Cannabis industry applauds governor’s veto of bill banning cannabis labels deemed ‘attractive to children’
The California cannabis industry breathed a sigh of relief upon Gov. Gavin Newsom splitting the difference on two competing bills among the flurry of more than 900 that have recently hit his desk.
Newsom on Sunday vetoed the controversial Assembly Bill 1207, known as the Cannabis Candy Child Safety Act, which bans the sale, distribution or manufacturing of cannabis products with packaging and labeling deemed “attractive to children.”
The bill would have defined the appeal as promotional material displaying fictional humans, animals, fruits and vegetables.

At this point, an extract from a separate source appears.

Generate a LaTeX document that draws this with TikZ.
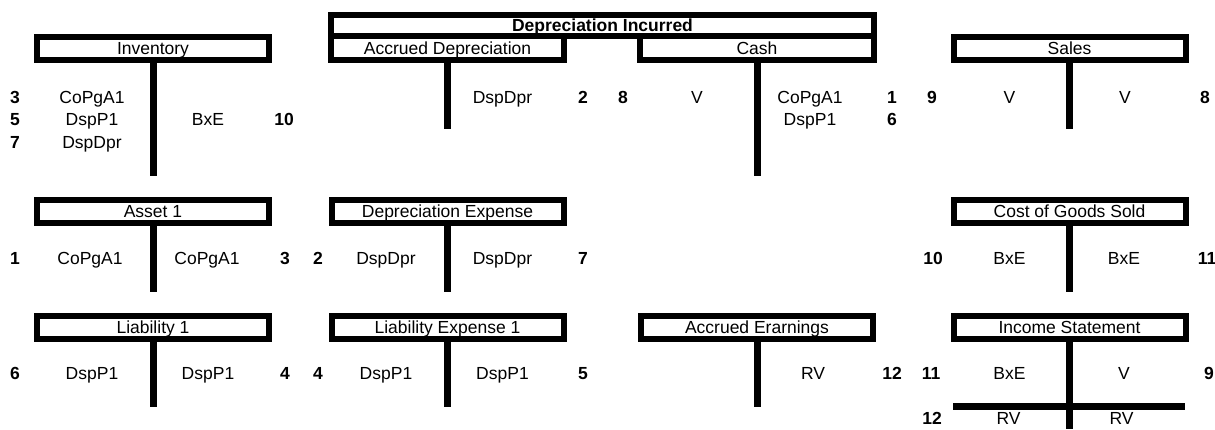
\documentclass[tikz,border=0pt]{standalone}
\usepackage{fontspec}
\setmainfont{Liberation Sans}
\begin{document}
\begin{tikzpicture}[x=1pt, y=-1pt,
  every node/.style={font=\fontsize{17.5}{20}\selectfont},
  acct/.style={draw, rectangle, line width=6pt, minimum width=232pt, minimum height=23pt, inner sep=0pt, text height=12pt, text depth=0pt},
  stem/.style={line width=7pt},
  amt/.style={inner sep=0pt, text height=12pt, text depth=0pt},
  num/.style={amt, font=\fontsize{17.5}{20}\selectfont\bfseries}]
\useasboundingbox (0,0) rectangle (1215,429);

% account headers
\node[acct, minimum width=543pt, minimum height=21pt, font=\fontsize{17.5}{20}\selectfont\bfseries] (depinc) at (602.5,25.5) {Depreciation Incurred};
\node[acct] (inv) at (153,48.5) {Inventory};
\node[acct, minimum width=233pt, minimum height=24pt] (accdep) at (447.5,48) {Accrued Depreciation};
\node[acct, minimum width=234pt, minimum height=24pt] (cash) at (757,48) {Cash};
\node[acct] (sales) at (1069.5,48.5) {Sales};
\node[acct] (asset) at (153,211.5) {Asset 1};
\node[acct] (depexp) at (447.5,211.5) {Depreciation Expense};
\node[acct] (cogs) at (1069.5,211.5) {Cost of Goods Sold};
\node[acct] (liab) at (153,327.5) {Liability 1};
\node[acct] (liabexp) at (447.5,327.5) {Liability Expense 1};
\node[acct] (accearn) at (757,327.5) {Accrued Erarnings};
\node[acct] (incst) at (1069.5,327.5) {Income Statement};

% stems of the T accounts
\foreach \a/\y in {inv/176, accdep/129, cash/176, sales/129, asset/292, depexp/292, cogs/292, liab/407, liabexp/407, accearn/407, incst/429} {
  \coordinate (\a-end) at (\a.south |- 0,\y);
  \draw[stem] (\a.south) -- (\a-end);
}
\coordinate (incst-w) at (953,406.5);
\coordinate (incst-e) at (1185,406.5);
\draw[stem] (incst-w) -- (incst-e);

% entries
\foreach \n/\x/\y/\t in {inv-d1/92/97/CoPgA1, inv-d2/92/119/DspP1, inv-d3/92/142/DspDpr, inv-c1/208/119/BxE,
    accdep-c1/502.5/97/DspDpr, cash-d1/697/97/V, cash-c1/810/97/CoPgA1, cash-c2/810/119/DspP1,
    sales-d1/1009.5/97/V, sales-c1/1125/97/V,
    asset-d1/90/258/CoPgA1, asset-c1/207/258/CoPgA1, depexp-d1/386/258/DspDpr, depexp-c1/502.5/258/DspDpr,
    cogs-d1/1009.5/258/BxE, cogs-c1/1124/258/BxE,
    liab-d1/92/373/DspP1, liab-c1/208/373/DspP1, liabexp-d1/386/373/DspP1, liabexp-c1/502.5/373/DspP1,
    accearn-c1/813/373/RV, incst-d1/1009.5/373/BxE, incst-c1/1124/373/V,
    incst-d2/1008.5/418.5/RV, incst-c2/1121.5/418.5/RV}
  \node[amt] (\n) at (\x,\y) {\t};

% entry numbers
\foreach \n/\x/\y/\t in {inv-dn1/15/97/3, inv-dn2/15/119/5, inv-dn3/15/142/7, inv-cn1/284/119/10,
    accdep-cn1/583/97/2, cash-dn1/623/97/8, cash-cn1/892/97/1, cash-cn2/892/119/6,
    sales-dn1/932/97/9, sales-cn1/1205/97/8,
    asset-dn1/15/258/1, asset-cn1/285/258/3, depexp-dn1/318/258/2, depexp-cn1/583/258/7,
    cogs-dn1/933/258/10, cogs-cn1/1207/258/11,
    liab-dn1/15/373/6, liab-cn1/285/373/4, liabexp-dn1/318/373/4, liabexp-cn1/583/373/5,
    accearn-cn1/892/373/12, incst-dn1/931/373/11, incst-cn1/1209/373/9,
    incst-dn2/932/418.5/12}
  \node[num] (\n) at (\x,\y) {\t};
\end{tikzpicture}
\end{document}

Statewide, regional and local entities came out against the bill. Instead, representatives from those groups had counted on Senate Bill 540 as a suitable replacement.
SB 540 instructs the California Department of Cannabis Control to revisit packaging and labeling restrictions “in line with evolving science” and to create “a brochure encouraging responsible cannabis use,” statewide cannabis trade groups wrote in a letter to the governor.
“We're enormously grateful for the governor's thoughtful and nuanced approach to cannabis advertising,” said Tiffany Devitt, who manages government affairs for CannaCraft, a Santa Rosa producer. “By vetoing AB 1207 and signing SB 540, he's taken a science-based approach to safeguarding consumers while preserving the ability of California cannabis companies to compete in the national market.”
AB 1207 would have gone into effect Jan. 1, 2024, leaving little time for cannabis companies using labels with fictional people, plants and animals to go back to the drawing board and get out new products in a few months.
“No one would have been able to accommodate that,” said Genine Coleman, executive director of the Origins Council, a Mendocino County-based trade advocacy group supporting regenerative farming and legacy growers. “We’re grateful to the governor.”
The overhaul of packaging would have amounted to a costly endeavor for most cannabis businesses falling into that category — between $100,000 and $300,000, according to the California Cannabis Industry Association.
Instead, SB 540 becoming law allows the regulatory arm of the state to reevaluate and “routinely review” the labeling process and draft a brochure highlighting what’s appropriate.
“Instead of a sweeping ban, SB 540 promotes a dynamic approach, enabling the (Department of Cannabis Control) to make evidence-based decisions on packaging and labeling while also providing guidance on responsible consumption and potential underage misuse,” said Amy O’Gorman Jenkins, association legislative advocate and Precision Advocacy president.
Association President Pamela Epstein said AB 1207 would have posed “excessive restrictions” and, in the long-haul, might have led to a boost for the illicit market by threatening the economic vitality of legal operations. These companies are tasked to pay taxes earmarked for youth programs.
Statewide youth advocacy organizations supported the failing legislation as a means to protect children against drug poisonings, a goal the cannabis industry said it shares with the groups.
Dr. Lynn Silver, a senior adviser for the statewide Public Health Institute, expressed disappointment in the outcome of AB 1207 and found a comparison to the tobacco industry’s promotion of smoking for youth.
“There’s no question the (anti AB 1207 forces) took a page from the tobacco industry’s playbook,” Silver said, while also insisting the groups “are not anti-cannabis.”
She vowed the affiliated groups will continue with the youth protective efforts. This means having a hand in helping the state Cannabis Control agency draft its labeling policy.
“We’ll try to address this with the (state) and the court of public opinion,” she said.